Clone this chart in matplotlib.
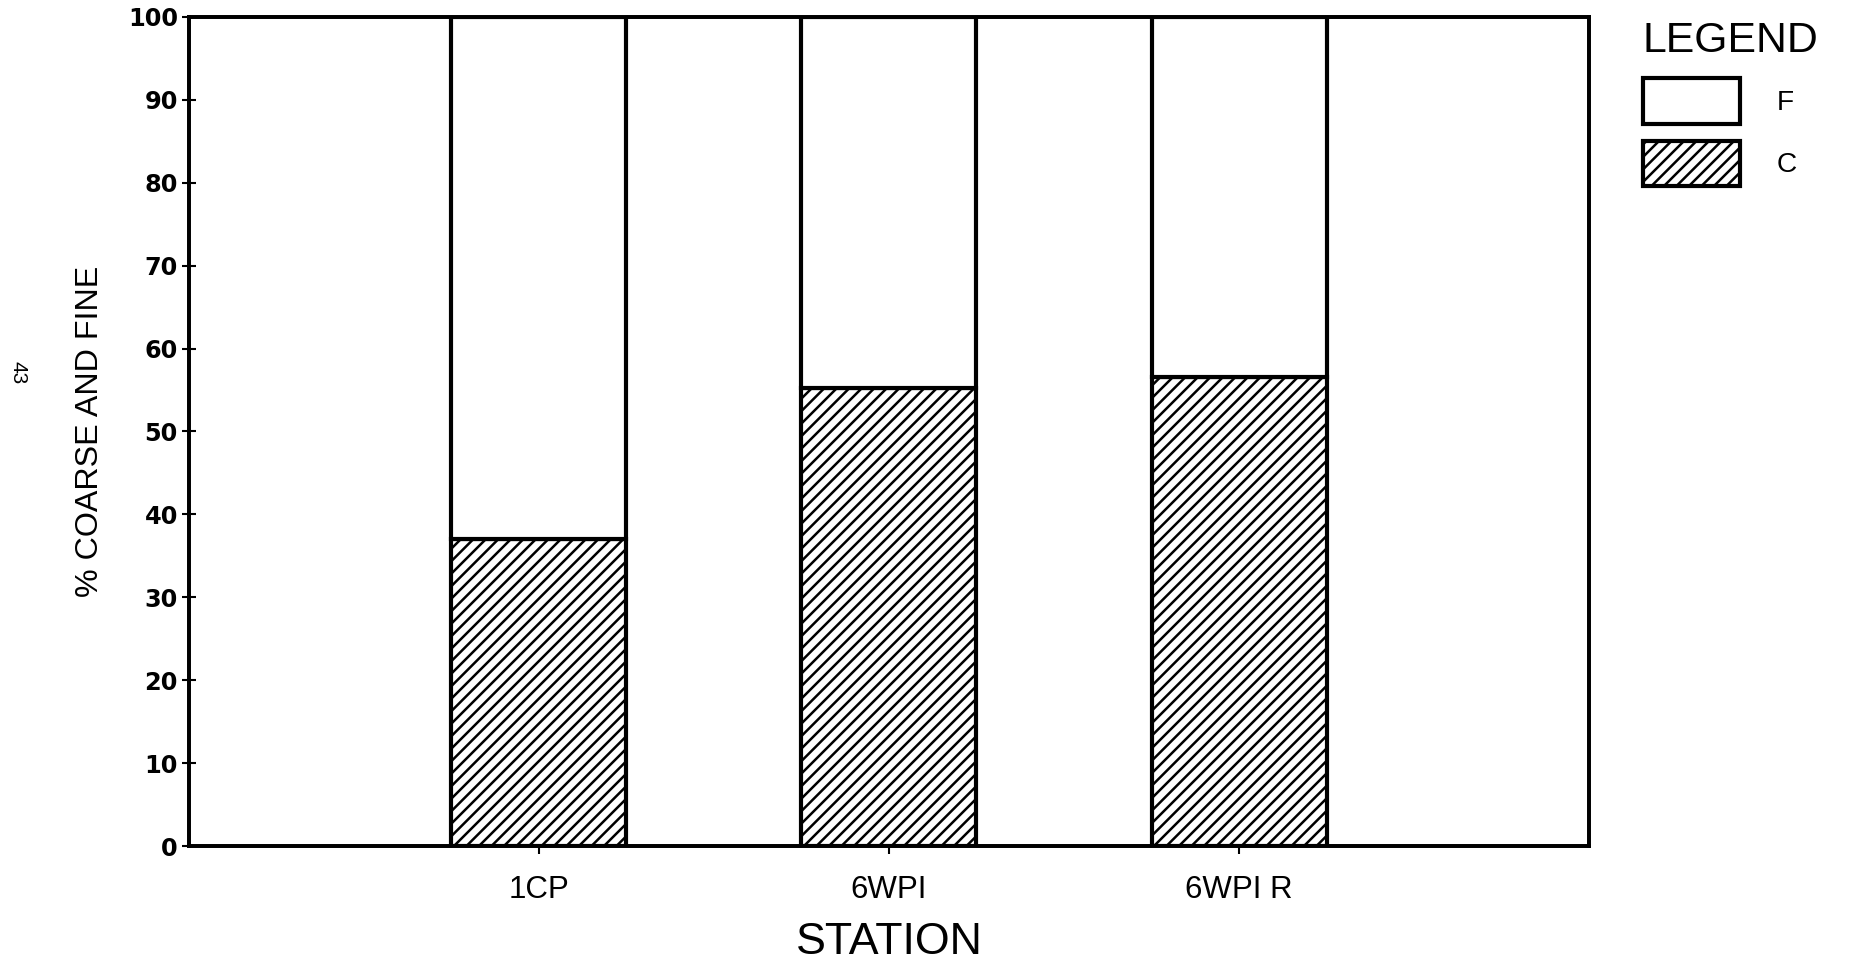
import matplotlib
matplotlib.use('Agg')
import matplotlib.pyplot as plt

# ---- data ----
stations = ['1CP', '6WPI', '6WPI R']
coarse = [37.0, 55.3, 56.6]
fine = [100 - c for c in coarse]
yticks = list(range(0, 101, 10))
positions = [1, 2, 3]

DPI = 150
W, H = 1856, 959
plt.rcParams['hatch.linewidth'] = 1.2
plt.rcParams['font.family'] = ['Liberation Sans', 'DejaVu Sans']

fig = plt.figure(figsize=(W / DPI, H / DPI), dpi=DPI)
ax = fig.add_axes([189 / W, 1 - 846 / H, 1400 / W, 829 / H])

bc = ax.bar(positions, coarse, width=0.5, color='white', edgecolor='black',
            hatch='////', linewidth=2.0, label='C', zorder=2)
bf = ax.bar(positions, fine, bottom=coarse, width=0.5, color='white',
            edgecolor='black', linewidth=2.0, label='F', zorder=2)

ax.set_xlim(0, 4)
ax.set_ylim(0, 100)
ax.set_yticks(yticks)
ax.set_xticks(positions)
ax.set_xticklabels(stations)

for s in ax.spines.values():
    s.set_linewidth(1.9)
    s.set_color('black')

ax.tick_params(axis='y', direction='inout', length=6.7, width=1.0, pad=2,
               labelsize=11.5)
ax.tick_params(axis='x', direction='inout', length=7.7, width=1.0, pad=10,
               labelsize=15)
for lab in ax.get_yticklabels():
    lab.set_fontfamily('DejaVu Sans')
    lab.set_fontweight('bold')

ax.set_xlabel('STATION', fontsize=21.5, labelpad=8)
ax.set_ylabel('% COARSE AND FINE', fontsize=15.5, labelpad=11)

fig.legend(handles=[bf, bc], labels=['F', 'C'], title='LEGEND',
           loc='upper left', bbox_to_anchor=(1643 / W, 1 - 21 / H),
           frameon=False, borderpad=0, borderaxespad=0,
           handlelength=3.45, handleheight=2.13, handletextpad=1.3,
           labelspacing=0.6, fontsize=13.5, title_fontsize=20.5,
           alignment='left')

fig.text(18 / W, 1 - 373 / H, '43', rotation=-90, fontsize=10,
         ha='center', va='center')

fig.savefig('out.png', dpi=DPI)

+ + + + + + +

* EXERCISE REQUIREMENTS
The lines from the top of the data above through the one holding "alignment='left')" are to be repeated exactly, and only those, with no pictures.

* FINAL ANSWER
Clone this chart in matplotlib.
import matplotlib
matplotlib.use('Agg')
import matplotlib.pyplot as plt

# ---- data ----
stations = ['1CP', '6WPI', '6WPI R']
coarse = [37.0, 55.3, 56.6]
fine = [100 - c for c in coarse]
yticks = list(range(0, 101, 10))
positions = [1, 2, 3]

DPI = 150
W, H = 1856, 959
plt.rcParams['hatch.linewidth'] = 1.2
plt.rcParams['font.family'] = ['Liberation Sans', 'DejaVu Sans']

fig = plt.figure(figsize=(W / DPI, H / DPI), dpi=DPI)
ax = fig.add_axes([189 / W, 1 - 846 / H, 1400 / W, 829 / H])

bc = ax.bar(positions, coarse, width=0.5, color='white', edgecolor='black',
            hatch='////', linewidth=2.0, label='C', zorder=2)
bf = ax.bar(positions, fine, bottom=coarse, width=0.5, color='white',
            edgecolor='black', linewidth=2.0, label='F', zorder=2)

ax.set_xlim(0, 4)
ax.set_ylim(0, 100)
ax.set_yticks(yticks)
ax.set_xticks(positions)
ax.set_xticklabels(stations)

for s in ax.spines.values():
    s.set_linewidth(1.9)
    s.set_color('black')

ax.tick_params(axis='y', direction='inout', length=6.7, width=1.0, pad=2,
               labelsize=11.5)
ax.tick_params(axis='x', direction='inout', length=7.7, width=1.0, pad=10,
               labelsize=15)
for lab in ax.get_yticklabels():
    lab.set_fontfamily('DejaVu Sans')
    lab.set_fontweight('bold')

ax.set_xlabel('STATION', fontsize=21.5, labelpad=8)
ax.set_ylabel('% COARSE AND FINE', fontsize=15.5, labelpad=11)

fig.legend(handles=[bf, bc], labels=['F', 'C'], title='LEGEND',
           loc='upper left', bbox_to_anchor=(1643 / W, 1 - 21 / H),
           frameon=False, borderpad=0, borderaxespad=0,
           handlelength=3.45, handleheight=2.13, handletextpad=1.3,
           labelspacing=0.6, fontsize=13.5, title_fontsize=20.5,
           alignment='left')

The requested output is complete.